Dog park problem: “P” marks the spot
“My dog used to “mark” people he liked in the dog park. He wouldn’t pee on trees, bushes, shrubs, etc. but if you gave him attention or affection, it was guaranteed that he would mark you at some point before you left. Everyone took it really well since he was so well behaved in every other aspect. Also, once you were marked once, he never marked you again. Such a weirdo.”—Lindsay Indirolo
Dog park tip: This sounds like your dog is actually marking its territory, not peeing on people that he likes. Territory marking can be a showing of dominance and is a behavior that should be avoided. When taking your dog for a walk, for example, do not stop and give him the opportunity to mark his territory; keep moving until you decide that it is time to stop for a full bathroom break. Make sure that you have a strong pack leader status established between yourself and your dog so that he doesn’t feel the need to prove his dominance, especially on the legs of innocent bystanders.

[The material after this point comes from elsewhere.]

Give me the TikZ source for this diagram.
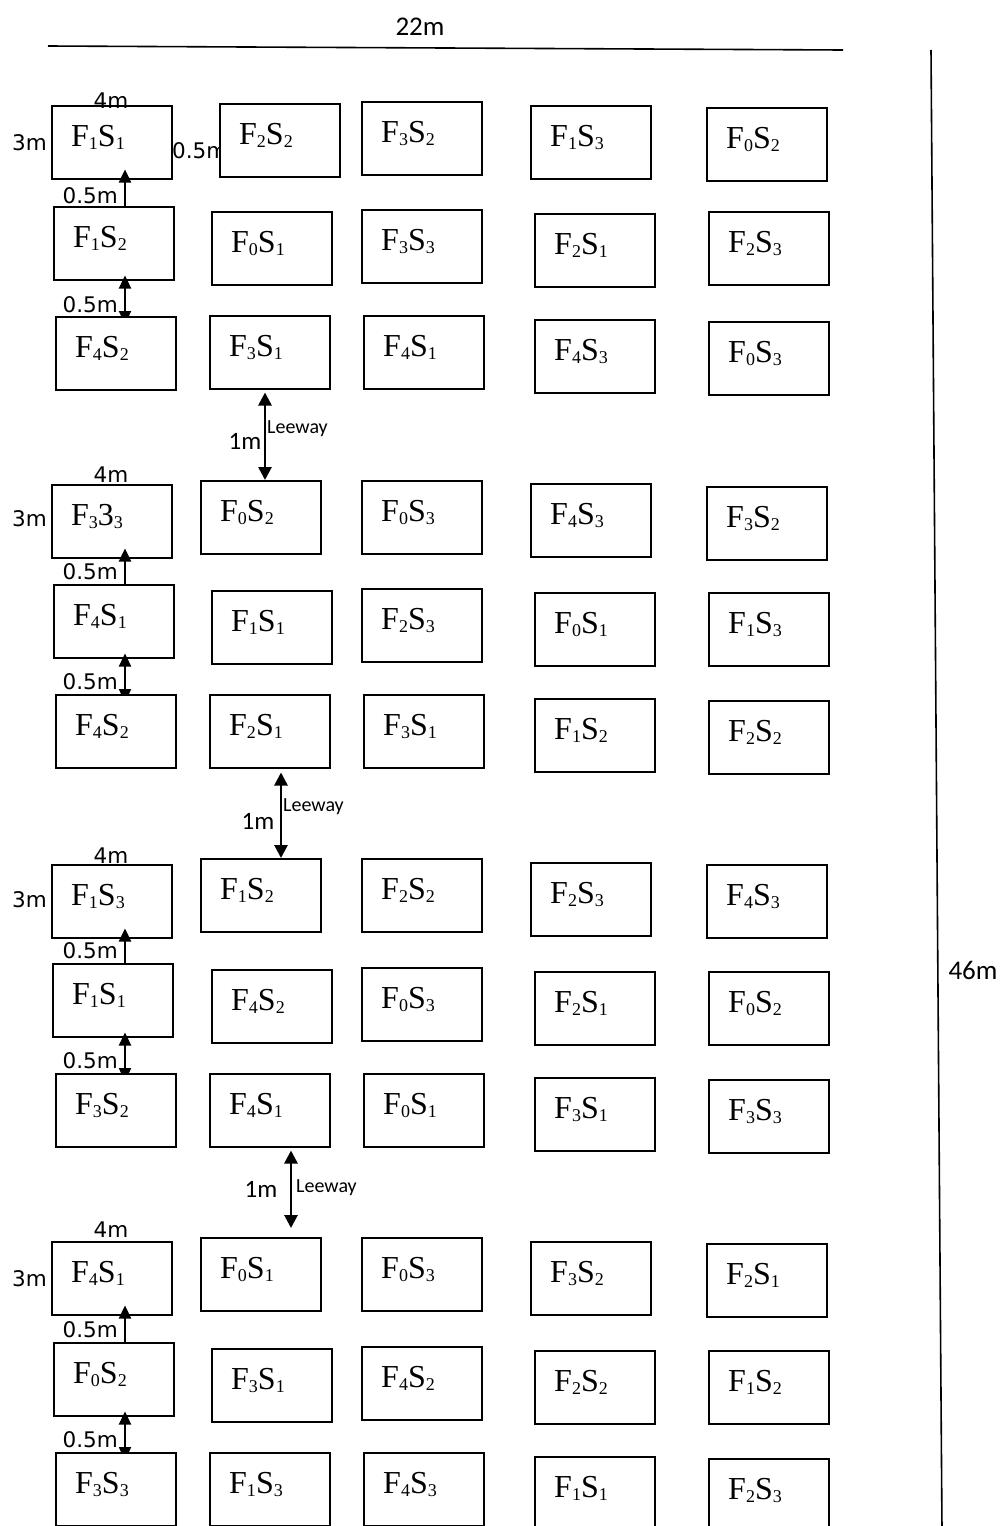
\documentclass[tikz,border=0pt]{standalone}
\usepackage{fontspec}
\setmainfont{Liberation Serif}
\newfontfamily\dvsfont{DejaVu Sans}
\newfontfamily\carlfont{Carlito}
\usetikzlibrary{arrows.meta,calc}
\pgfdeclarelayer{background}
\pgfsetlayers{background,main}
\newcommand\subn[1]{\raisebox{-3pt}{\fontsize{18}{18}\selectfont #1}}
\newcommand\fsl[2]{F\subn{#1}S\subn{#2}}
\newcommand\plotcell[5][plotbox]{%
  \node[#1] (#2) at (#3,#4) {};
  \node[plotlbl] (#2t) at ($(#2.north west)+(20,41)$) {#5};}
\tikzset{
  plotbox/.style={draw, line width=1.5pt, minimum width=120pt, minimum height=73pt, inner sep=0pt, anchor=north west},
  filledbox/.style={plotbox, fill=white},
  plotlbl/.style={anchor=base west, inner sep=0pt, font=\fontsize{32}{36}\selectfont},
  dimlbl/.style={inner sep=0pt, font=\dvsfont\fontsize{21.5}{24}\selectfont},
  bigm/.style={inner sep=0pt, anchor=base, font=\carlfont\fontsize{27}{30}\selectfont},
  onem/.style={inner sep=0pt, anchor=base, font=\carlfont\fontsize{25}{28}\selectfont},
  leelbl/.style={inner sep=0pt, anchor=base west, font=\carlfont\fontsize{20}{24}\selectfont},
  uparr/.style={line width=2.4pt, -{Triangle[width=12pt,length=13pt]}},
  dblarr/.style={line width=2.4pt, {Triangle[width=12pt,length=13pt]}-{Triangle[width=12pt,length=13pt]}},
  leearr/.style={line width=2.7pt, {Triangle[width=13pt,length=13pt]}-{Triangle[width=13pt,length=13pt]}},
  edge/.style={line width=1.6pt}
}
\begin{document}
\begin{tikzpicture}[x=1pt,y=-1pt]
\useasboundingbox (0,0) rectangle (1001,1526);
% outer dimension lines
\coordinate (tl) at (48,46);
\coordinate (tr) at (843,50);
\coordinate (rt) at (931,50);
\coordinate (rb) at (942,1530);
\draw[edge] (tl) -- (tr);
\draw[edge] (rt) -- (rb);
\node[bigm] (w22) at (420,35) {22m};
\node[bigm] (h46) at (973,979) {46m};
% ---------- block 1
\plotcell{b111}{51}{105}{\fsl{1}{1}}
\plotcell[filledbox]{b112}{219}{103}{\fsl{2}{2}}
\plotcell{b113}{361}{101}{\fsl{3}{2}}
\plotcell{b114}{530}{105}{\fsl{1}{3}}
\plotcell{b115}{706}{107}{\fsl{0}{2}}
\plotcell{b121}{53}{206}{\fsl{1}{2}}
\plotcell{b122}{211}{211}{\fsl{0}{1}}
\plotcell{b123}{361}{209}{\fsl{3}{3}}
\plotcell{b124}{534}{213}{\fsl{2}{1}}
\plotcell{b125}{708}{211}{\fsl{2}{3}}
\plotcell[filledbox]{b131}{55}{316}{\fsl{4}{2}}
\plotcell{b132}{209}{315}{\fsl{3}{1}}
\plotcell{b133}{363}{315}{\fsl{4}{1}}
\plotcell{b134}{534}{319}{\fsl{4}{3}}
\plotcell{b135}{708}{321}{\fsl{0}{3}}
% ---------- block 2
\plotcell{b211}{51}{484}{F\subn{3}3\subn{3}}
\plotcell{b212}{200}{480}{\fsl{0}{2}}
\plotcell{b213}{361}{480}{\fsl{0}{3}}
\plotcell{b214}{530}{483}{\fsl{4}{3}}
\plotcell{b215}{706}{486}{\fsl{3}{2}}
\plotcell{b221}{53}{584}{\fsl{4}{1}}
\plotcell{b222}{211}{590}{\fsl{1}{1}}
\plotcell{b223}{361}{588}{\fsl{2}{3}}
\plotcell{b224}{534}{592}{\fsl{0}{1}}
\plotcell{b225}{708}{592}{\fsl{1}{3}}
\plotcell[filledbox]{b231}{55}{694}{\fsl{4}{2}}
\plotcell{b232}{209}{694}{\fsl{2}{1}}
\plotcell{b233}{363}{694}{\fsl{3}{1}}
\plotcell{b234}{534}{698}{\fsl{1}{2}}
\plotcell{b235}{708}{700}{\fsl{2}{2}}
% ---------- block 3
\plotcell{b311}{51}{864}{\fsl{1}{3}}
\plotcell{b312}{200}{858}{\fsl{1}{2}}
\plotcell{b313}{361}{858}{\fsl{2}{2}}
\plotcell{b314}{530}{862}{\fsl{2}{3}}
\plotcell{b315}{706}{864}{\fsl{4}{3}}
\plotcell{b321}{52}{963}{\fsl{1}{1}}
\plotcell{b322}{211}{969}{\fsl{4}{2}}
\plotcell{b323}{361}{967}{\fsl{0}{3}}
\plotcell{b324}{534}{971}{\fsl{2}{1}}
\plotcell{b325}{708}{971}{\fsl{0}{2}}
\plotcell[filledbox]{b331}{55}{1073}{\fsl{3}{2}}
\plotcell{b332}{209}{1073}{\fsl{4}{1}}
\plotcell{b333}{363}{1073}{\fsl{0}{1}}
\plotcell{b334}{534}{1077}{\fsl{3}{1}}
\plotcell{b335}{708}{1079}{\fsl{3}{3}}
% ---------- block 4
\plotcell{b411}{51}{1241}{\fsl{4}{1}}
\plotcell{b412}{200}{1237}{\fsl{0}{1}}
\plotcell{b413}{361}{1237}{\fsl{0}{3}}
\plotcell{b414}{530}{1241}{\fsl{3}{2}}
\plotcell{b415}{706}{1243}{\fsl{2}{1}}
\plotcell{b421}{53}{1342}{\fsl{0}{2}}
\plotcell{b422}{211}{1348}{\fsl{3}{1}}
\plotcell{b423}{361}{1346}{\fsl{4}{2}}
\plotcell{b424}{534}{1350}{\fsl{2}{2}}
\plotcell{b425}{708}{1350}{\fsl{1}{2}}
\plotcell[filledbox]{b431}{55}{1452}{\fsl{3}{3}}
\plotcell{b432}{209}{1452}{\fsl{1}{3}}
\plotcell{b433}{363}{1452}{\fsl{4}{3}}
\plotcell{b434}{534}{1456}{\fsl{1}{1}}
\plotcell{b435}{708}{1458}{\fsl{2}{3}}
% ---------- dimension labels
\node[dimlbl, anchor=base] (w1) at (111,108) {4m};
\node[dimlbl, anchor=base] (w2) at (111,482) {4m};
\node[dimlbl, anchor=base] (w3) at (111,863) {4m};
\node[dimlbl, anchor=base] (w4) at (111,1237) {4m};
\node[dimlbl, anchor=base east] (h1) at (47,150) {3m};
\node[dimlbl, anchor=base east] (h2) at (47,526) {3m};
\node[dimlbl, anchor=base east] (h3) at (47,907) {3m};
\node[dimlbl, anchor=base east] (h4) at (47,1286) {3m};
\node[dimlbl, anchor=base east] (g1a) at (118,203) {0.5m};
\node[dimlbl, anchor=base east] (g1b) at (118,312) {0.5m};
\node[dimlbl, anchor=base east] (g2a) at (118,579) {0.5m};
\node[dimlbl, anchor=base east] (g2b) at (118,689) {0.5m};
\node[dimlbl, anchor=base east] (g3a) at (118,958) {0.5m};
\node[dimlbl, anchor=base east] (g3b) at (118,1068) {0.5m};
\node[dimlbl, anchor=base east] (g4a) at (118,1337) {0.5m};
\node[dimlbl, anchor=base east] (g4b) at (118,1447) {0.5m};
% leeway labels
\node[onem] (m1) at (245,449) {1m};
\node[onem] (m2) at (258,829) {1m};
\node[onem] (m3) at (261,1197) {1m};
\node[leelbl] (lw1) at (267,433) {Leeway};
\node[leelbl] (lw2) at (283,811) {Leeway};
\node[leelbl] (lw3) at (296,1192) {Leeway};
% ---------- connectors
\coordinate (ax) at (125,0);
\coordinate (l1) at (265,0);
\coordinate (l2) at (281,0);
\coordinate (l3) at (291,0);
\begin{pgfonlayer}{background}
\node[dimlbl, anchor=base west] (gh) at (172,158) {0.5m};
\draw[uparr, shorten >=-10pt] (b121.north -| ax) -- (b111.south -| ax);
\draw[dblarr, shorten <=-8pt, shorten >=-5pt] (b131.north -| ax) -- (b121.south -| ax);
\draw[uparr, shorten >=-10pt] (b221.north -| ax) -- (b211.south -| ax);
\draw[dblarr, shorten <=-8pt, shorten >=-5pt] (b231.north -| ax) -- (b221.south -| ax);
\draw[uparr, shorten >=-10pt] (b321.north -| ax) -- (b311.south -| ax);
\draw[dblarr, shorten <=-8pt, shorten >=-5pt] (b331.north -| ax) -- (b321.south -| ax);
\draw[uparr, shorten >=-10pt] (b421.north -| ax) -- (b411.south -| ax);
\draw[dblarr, shorten <=-8pt, shorten >=-5pt] (b431.north -| ax) -- (b421.south -| ax);
\draw[leearr, shorten <=3pt] (b132.south -| l1) -- (b212.north -| l1);
\draw[leearr, shorten <=4pt] (b232.south -| l2) -- (b312.north -| l2);
\draw[leearr, shorten <=3pt, shorten >=9pt] (b332.south -| l3) -- (b412.north -| l3);
\end{pgfonlayer}
\end{tikzpicture}
\end{document}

Dog park problem: The heat is on
“My Lab-GSD was fixed when he was 6 months old, however, I got a lesson in the birds and the bees, when he was about 8 years old and discovered a pit bull female just coming out of heat at a dog park. The owner thought she was completely out of heat, but my dog smelled otherwise. He tried to mount her, and she made a point of communicating “Back off, buddy!” He backed off, did a play bow and she ignored him and walked away. But, my dog persisted. She snapped at him and the owner said, “Don’t worry, I can see that he’s fixed, and they can’t mate.” Meanwhile, my dog made a third attempt, and this time the female pit smiled and, both the owner and I learned a bit more about the birds and the bees…neutered males can mate!—Hank Simmons
Dog park tip: While this is a funny story, un-neutered dogs should never be taken to a dog park. Since we can’t predict the types of dogs that other people bring into the park, it’s important that you take responsibility for your own pet. If your dog keeps attempting to mount another dog, you should remove your dog from the situation and take him elsewhere to play in a different area of the park.
Dog park problem: ¡Yo quiero trouble!
“My teacup Chihuahua got in a huge fight with a pit bull and he chased it off. The pit bull was lying on the grass and my Chihuahua peed on it and that set him off! They ran around and fought. When I caught up, the pit bull had its tail tucked between its legs and its owner was quite humbled.”—Adam Ayachi
Dog park tip: The owner of the Chihuahua needs to make sure that their dog is properly socialized and address any aggression or territorial issues prior to taking him to the dog park. Only take a calm-submissive dog into the park; dogs that are excited and hyper can easily become a fight magnet. If your dog has issues with larger dogs, make use of the small dog-designated area of the park.
Dog owners need to make sure to keep an eye on their dogs at all times. Even if your dog is well behaved, it’s crucial that you maintain your pack leader status during the duration of your visit to the dog park. If you follow the above guidelines, you’ll be in for a seamless adventure at the park.